Leaving out all pictures, copy exactly the lines from the one containing "Reproduce this chart with matplotlib." down to the one containing "ax.set_ylim(0, 20)", both of them included.

****************************************

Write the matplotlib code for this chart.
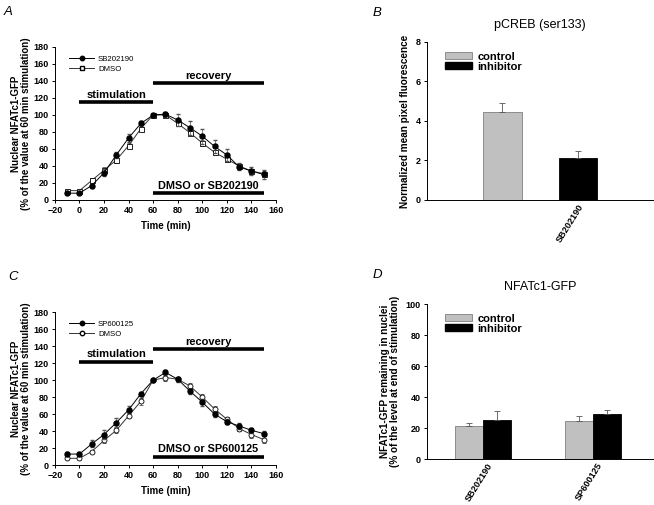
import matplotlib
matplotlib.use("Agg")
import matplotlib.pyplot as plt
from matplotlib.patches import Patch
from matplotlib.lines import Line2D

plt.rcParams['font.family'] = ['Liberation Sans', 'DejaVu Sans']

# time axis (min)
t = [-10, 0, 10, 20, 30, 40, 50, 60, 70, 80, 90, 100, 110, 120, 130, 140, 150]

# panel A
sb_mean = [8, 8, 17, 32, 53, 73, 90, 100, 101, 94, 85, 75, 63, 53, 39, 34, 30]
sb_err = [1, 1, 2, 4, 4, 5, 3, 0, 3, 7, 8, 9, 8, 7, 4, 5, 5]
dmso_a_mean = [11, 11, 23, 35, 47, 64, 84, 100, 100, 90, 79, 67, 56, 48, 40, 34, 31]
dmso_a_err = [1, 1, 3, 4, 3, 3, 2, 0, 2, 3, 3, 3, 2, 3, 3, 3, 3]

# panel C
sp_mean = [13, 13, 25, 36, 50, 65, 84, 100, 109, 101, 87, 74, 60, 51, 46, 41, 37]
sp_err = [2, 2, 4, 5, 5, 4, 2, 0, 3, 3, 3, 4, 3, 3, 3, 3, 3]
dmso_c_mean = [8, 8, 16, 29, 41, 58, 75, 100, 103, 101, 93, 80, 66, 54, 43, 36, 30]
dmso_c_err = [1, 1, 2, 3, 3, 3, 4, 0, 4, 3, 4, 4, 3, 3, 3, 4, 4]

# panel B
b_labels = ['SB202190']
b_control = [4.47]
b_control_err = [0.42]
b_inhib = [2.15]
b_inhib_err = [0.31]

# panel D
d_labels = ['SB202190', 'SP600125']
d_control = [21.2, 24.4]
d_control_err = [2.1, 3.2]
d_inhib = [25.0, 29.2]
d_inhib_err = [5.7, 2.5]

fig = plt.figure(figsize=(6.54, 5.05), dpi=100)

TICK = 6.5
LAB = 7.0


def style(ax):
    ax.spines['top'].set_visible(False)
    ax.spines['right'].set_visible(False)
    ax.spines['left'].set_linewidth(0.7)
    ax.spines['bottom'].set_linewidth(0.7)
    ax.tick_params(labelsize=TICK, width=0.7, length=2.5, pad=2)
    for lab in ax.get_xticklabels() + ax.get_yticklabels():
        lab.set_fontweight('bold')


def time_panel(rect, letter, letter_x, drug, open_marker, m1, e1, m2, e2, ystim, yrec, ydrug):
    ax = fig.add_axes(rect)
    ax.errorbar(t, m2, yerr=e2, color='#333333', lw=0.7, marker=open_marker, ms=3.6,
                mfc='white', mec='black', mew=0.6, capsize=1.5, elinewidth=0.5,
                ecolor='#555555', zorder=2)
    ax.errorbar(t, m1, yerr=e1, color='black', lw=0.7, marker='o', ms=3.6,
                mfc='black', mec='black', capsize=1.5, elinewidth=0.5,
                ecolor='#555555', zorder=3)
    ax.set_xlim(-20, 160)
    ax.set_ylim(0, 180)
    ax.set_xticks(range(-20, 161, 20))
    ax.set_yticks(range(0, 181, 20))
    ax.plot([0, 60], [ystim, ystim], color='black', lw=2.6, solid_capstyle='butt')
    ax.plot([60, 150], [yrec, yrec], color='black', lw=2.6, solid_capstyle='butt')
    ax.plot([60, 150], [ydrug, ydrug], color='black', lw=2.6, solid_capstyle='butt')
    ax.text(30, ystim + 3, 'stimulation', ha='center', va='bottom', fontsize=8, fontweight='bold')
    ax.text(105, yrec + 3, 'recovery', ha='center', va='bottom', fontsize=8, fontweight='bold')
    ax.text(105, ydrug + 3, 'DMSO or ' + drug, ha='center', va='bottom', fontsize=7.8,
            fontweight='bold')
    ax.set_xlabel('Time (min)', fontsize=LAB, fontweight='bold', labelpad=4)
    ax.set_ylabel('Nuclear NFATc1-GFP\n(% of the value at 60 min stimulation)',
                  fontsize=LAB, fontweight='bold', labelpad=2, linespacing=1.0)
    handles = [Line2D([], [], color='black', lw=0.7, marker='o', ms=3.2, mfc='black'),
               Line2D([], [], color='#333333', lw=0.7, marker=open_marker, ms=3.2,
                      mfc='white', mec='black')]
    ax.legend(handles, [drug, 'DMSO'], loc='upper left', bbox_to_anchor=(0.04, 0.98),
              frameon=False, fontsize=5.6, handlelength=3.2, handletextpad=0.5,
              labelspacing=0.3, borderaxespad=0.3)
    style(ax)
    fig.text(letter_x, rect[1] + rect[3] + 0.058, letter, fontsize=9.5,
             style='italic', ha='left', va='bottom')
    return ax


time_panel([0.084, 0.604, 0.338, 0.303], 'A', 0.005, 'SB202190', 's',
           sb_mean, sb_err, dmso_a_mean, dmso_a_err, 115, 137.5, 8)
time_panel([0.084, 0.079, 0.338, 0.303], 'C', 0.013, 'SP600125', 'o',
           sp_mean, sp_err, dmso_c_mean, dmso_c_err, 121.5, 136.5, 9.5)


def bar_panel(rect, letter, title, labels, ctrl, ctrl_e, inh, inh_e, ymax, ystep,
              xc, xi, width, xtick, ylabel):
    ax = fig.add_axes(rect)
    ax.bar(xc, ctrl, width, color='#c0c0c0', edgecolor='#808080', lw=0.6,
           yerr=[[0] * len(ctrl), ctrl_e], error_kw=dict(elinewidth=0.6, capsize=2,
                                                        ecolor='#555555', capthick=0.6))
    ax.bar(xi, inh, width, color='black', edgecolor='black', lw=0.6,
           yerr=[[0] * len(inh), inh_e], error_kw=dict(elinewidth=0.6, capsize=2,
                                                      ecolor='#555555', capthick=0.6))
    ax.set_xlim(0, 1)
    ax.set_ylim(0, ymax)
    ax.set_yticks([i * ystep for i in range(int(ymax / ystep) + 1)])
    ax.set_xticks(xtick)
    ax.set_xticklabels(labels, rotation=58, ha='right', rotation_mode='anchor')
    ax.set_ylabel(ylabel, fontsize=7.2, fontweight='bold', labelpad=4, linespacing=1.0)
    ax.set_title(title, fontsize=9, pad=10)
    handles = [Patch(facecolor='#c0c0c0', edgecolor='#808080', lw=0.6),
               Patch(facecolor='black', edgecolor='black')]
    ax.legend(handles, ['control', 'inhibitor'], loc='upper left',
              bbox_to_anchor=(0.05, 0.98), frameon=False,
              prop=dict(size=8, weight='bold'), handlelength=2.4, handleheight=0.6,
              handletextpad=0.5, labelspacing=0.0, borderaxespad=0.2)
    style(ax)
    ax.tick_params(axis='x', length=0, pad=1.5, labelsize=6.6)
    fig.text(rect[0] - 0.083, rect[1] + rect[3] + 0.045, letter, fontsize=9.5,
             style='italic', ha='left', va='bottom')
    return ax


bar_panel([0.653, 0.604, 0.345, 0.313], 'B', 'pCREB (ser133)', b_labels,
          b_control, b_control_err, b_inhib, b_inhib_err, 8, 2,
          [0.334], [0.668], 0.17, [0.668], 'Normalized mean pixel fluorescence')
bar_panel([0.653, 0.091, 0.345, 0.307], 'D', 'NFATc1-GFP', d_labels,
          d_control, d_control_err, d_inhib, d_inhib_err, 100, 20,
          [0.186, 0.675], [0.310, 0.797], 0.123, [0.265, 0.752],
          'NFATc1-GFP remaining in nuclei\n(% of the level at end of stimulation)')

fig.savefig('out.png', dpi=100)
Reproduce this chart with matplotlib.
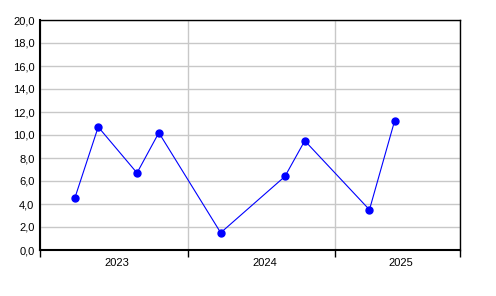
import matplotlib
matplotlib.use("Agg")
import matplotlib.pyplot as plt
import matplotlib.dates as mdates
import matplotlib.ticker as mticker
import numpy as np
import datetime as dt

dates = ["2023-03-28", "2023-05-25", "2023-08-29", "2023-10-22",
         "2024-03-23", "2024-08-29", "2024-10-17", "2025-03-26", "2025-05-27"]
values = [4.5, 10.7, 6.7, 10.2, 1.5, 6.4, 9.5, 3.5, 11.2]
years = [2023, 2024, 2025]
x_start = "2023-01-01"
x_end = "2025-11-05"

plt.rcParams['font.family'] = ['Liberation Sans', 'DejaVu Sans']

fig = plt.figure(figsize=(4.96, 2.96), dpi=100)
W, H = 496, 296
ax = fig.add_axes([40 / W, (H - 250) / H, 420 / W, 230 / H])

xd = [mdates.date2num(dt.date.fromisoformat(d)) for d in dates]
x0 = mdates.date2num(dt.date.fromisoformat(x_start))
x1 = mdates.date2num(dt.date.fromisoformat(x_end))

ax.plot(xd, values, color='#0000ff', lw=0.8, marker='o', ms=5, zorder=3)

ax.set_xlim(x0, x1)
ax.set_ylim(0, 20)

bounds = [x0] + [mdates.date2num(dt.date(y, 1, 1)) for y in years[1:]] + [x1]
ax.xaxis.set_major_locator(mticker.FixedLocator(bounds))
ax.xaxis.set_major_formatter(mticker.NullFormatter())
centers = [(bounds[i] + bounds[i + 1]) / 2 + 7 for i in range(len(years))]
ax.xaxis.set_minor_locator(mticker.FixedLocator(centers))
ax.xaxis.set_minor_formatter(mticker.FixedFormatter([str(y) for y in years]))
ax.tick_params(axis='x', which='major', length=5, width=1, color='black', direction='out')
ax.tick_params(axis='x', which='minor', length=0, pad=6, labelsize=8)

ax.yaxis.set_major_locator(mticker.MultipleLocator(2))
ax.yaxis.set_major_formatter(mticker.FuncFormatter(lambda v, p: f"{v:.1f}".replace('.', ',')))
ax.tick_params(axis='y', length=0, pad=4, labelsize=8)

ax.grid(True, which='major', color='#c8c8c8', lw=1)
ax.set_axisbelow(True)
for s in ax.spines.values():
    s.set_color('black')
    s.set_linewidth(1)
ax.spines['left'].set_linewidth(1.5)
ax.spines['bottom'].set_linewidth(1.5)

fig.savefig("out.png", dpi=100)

****************************************

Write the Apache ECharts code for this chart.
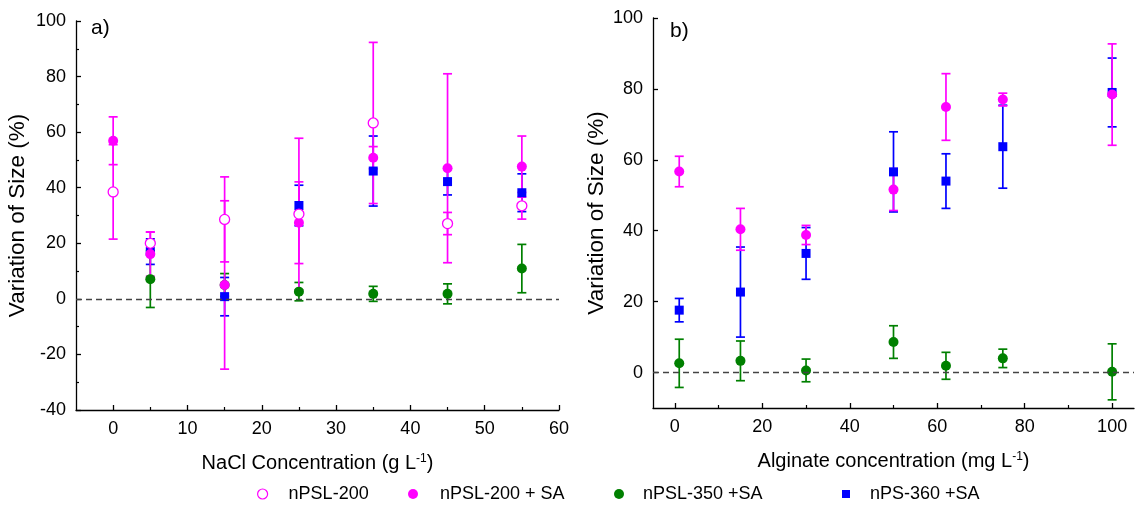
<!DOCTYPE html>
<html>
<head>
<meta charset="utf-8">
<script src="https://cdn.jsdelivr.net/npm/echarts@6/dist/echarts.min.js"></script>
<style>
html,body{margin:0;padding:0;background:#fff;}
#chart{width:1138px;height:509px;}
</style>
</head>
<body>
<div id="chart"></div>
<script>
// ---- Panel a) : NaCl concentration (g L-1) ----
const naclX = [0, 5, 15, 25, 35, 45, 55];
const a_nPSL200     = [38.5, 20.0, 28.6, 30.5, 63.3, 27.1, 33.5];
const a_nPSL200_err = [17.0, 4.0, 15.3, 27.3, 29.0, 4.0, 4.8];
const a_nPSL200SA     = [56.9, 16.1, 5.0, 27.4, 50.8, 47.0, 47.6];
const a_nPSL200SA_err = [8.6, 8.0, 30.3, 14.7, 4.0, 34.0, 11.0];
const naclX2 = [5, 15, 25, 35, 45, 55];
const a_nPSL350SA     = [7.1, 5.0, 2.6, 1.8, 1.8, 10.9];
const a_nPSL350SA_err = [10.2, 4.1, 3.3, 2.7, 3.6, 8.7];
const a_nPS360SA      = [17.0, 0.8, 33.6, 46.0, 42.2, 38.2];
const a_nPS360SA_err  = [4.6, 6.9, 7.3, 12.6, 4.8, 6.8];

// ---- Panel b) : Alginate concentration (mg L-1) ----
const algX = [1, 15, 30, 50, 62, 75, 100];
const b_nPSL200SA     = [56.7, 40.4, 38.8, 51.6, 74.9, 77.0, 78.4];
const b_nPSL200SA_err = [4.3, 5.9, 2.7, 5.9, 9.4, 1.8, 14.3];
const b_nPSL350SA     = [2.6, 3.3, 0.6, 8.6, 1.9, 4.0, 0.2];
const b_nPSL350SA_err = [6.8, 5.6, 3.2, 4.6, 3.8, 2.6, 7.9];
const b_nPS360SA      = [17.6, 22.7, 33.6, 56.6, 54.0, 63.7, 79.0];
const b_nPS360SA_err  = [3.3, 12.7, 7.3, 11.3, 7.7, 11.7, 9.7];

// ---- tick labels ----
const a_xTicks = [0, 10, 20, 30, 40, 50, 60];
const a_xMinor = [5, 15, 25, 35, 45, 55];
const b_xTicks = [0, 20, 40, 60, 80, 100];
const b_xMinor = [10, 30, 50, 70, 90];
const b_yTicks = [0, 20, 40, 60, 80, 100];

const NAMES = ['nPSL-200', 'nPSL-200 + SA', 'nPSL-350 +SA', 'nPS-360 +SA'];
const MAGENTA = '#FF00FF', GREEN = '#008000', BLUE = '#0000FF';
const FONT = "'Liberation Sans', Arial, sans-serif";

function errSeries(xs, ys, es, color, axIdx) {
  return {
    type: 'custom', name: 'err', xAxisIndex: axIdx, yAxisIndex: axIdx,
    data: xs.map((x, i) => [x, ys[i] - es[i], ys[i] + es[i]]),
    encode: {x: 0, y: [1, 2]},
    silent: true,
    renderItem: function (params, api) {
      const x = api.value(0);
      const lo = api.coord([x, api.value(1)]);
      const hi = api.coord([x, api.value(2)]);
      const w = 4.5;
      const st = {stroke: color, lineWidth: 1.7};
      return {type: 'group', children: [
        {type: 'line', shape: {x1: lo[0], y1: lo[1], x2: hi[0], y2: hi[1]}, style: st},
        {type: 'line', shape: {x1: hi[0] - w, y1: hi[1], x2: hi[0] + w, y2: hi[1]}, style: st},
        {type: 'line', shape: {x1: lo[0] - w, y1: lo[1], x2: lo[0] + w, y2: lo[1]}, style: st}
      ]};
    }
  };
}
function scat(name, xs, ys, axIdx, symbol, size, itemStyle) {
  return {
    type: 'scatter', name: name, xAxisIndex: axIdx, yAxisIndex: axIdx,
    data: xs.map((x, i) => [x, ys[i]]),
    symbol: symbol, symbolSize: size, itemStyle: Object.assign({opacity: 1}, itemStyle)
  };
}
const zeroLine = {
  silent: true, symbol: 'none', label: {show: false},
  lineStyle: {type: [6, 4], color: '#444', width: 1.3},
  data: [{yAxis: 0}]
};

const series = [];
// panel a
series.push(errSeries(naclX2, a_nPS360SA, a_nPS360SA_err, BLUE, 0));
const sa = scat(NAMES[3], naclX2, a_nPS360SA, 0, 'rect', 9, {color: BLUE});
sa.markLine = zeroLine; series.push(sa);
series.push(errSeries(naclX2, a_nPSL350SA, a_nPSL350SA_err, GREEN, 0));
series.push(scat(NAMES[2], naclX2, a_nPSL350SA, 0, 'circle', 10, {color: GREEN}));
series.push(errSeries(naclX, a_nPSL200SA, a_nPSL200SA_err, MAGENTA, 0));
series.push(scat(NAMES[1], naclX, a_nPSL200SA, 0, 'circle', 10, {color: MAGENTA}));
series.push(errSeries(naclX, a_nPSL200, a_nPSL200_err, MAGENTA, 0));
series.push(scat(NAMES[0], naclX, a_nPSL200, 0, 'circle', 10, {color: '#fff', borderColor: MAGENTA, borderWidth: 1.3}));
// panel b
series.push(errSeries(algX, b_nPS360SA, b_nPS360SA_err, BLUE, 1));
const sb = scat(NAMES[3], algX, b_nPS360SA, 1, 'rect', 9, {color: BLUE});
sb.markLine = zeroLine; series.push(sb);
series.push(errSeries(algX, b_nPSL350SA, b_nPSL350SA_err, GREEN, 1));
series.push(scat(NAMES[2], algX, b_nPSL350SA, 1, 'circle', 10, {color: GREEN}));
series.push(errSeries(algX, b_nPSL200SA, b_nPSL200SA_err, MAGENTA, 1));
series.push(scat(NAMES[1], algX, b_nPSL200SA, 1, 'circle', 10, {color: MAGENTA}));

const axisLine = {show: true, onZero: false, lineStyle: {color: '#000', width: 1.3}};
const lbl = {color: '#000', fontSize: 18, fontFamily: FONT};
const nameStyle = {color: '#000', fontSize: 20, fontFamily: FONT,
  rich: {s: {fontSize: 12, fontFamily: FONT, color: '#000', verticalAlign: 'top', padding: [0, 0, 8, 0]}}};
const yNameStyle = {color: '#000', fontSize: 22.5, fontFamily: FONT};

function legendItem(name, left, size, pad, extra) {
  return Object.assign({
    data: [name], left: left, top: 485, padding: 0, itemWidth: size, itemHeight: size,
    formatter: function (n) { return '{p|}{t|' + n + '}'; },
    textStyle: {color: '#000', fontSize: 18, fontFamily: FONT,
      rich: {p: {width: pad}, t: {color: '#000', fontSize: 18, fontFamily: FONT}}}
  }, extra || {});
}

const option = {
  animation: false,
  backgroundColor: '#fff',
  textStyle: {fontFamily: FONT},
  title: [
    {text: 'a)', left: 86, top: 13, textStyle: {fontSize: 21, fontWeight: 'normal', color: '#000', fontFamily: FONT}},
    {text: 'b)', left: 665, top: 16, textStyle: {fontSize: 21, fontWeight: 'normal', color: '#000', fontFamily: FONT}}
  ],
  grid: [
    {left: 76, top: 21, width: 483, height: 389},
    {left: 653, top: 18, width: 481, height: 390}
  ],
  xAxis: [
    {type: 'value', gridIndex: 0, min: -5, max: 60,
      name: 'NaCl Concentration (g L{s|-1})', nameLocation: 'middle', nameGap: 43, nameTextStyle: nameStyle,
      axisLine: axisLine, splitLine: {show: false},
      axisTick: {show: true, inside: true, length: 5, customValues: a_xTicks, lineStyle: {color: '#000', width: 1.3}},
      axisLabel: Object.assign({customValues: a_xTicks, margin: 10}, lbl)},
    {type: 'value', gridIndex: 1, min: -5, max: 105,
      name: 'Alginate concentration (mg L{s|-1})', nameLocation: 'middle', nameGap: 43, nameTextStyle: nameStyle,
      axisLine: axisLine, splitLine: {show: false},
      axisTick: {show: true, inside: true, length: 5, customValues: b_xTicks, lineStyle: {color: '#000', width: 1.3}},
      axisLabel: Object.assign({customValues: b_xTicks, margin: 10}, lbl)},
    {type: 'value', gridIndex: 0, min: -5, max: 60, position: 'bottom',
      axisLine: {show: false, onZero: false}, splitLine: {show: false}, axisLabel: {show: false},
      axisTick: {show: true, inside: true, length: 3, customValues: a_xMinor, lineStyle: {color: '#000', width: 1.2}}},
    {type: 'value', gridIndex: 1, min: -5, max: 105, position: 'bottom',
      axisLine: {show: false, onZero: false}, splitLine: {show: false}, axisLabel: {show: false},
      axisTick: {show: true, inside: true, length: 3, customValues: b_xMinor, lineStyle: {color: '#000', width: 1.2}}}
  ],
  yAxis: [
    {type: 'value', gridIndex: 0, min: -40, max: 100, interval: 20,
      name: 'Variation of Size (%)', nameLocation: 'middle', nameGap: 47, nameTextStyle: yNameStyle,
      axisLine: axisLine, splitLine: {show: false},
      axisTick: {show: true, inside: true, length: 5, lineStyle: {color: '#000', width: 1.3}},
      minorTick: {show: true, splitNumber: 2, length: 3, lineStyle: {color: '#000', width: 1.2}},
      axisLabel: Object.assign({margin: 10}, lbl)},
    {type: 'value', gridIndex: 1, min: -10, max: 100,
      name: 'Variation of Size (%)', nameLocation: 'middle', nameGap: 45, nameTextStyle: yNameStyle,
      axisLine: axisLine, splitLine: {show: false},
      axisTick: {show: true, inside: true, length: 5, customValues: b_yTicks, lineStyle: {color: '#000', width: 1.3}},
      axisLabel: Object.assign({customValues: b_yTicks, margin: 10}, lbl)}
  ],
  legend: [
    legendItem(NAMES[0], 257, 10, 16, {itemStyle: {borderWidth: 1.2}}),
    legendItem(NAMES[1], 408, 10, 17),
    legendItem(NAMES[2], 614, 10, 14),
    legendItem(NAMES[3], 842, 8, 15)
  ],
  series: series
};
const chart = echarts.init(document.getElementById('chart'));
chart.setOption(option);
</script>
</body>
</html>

****************************************

**Worked solution:**
Reproduce this chart with matplotlib.
import matplotlib
matplotlib.use("Agg")
import matplotlib.pyplot as plt
import matplotlib.dates as mdates
import matplotlib.ticker as mticker
import numpy as np
import datetime as dt

dates = ["2023-03-28", "2023-05-25", "2023-08-29", "2023-10-22",
         "2024-03-23", "2024-08-29", "2024-10-17", "2025-03-26", "2025-05-27"]
values = [4.5, 10.7, 6.7, 10.2, 1.5, 6.4, 9.5, 3.5, 11.2]
years = [2023, 2024, 2025]
x_start = "2023-01-01"
x_end = "2025-11-05"

plt.rcParams['font.family'] = ['Liberation Sans', 'DejaVu Sans']

fig = plt.figure(figsize=(4.96, 2.96), dpi=100)
W, H = 496, 296
ax = fig.add_axes([40 / W, (H - 250) / H, 420 / W, 230 / H])

xd = [mdates.date2num(dt.date.fromisoformat(d)) for d in dates]
x0 = mdates.date2num(dt.date.fromisoformat(x_start))
x1 = mdates.date2num(dt.date.fromisoformat(x_end))

ax.plot(xd, values, color='#0000ff', lw=0.8, marker='o', ms=5, zorder=3)

ax.set_xlim(x0, x1)
ax.set_ylim(0, 20)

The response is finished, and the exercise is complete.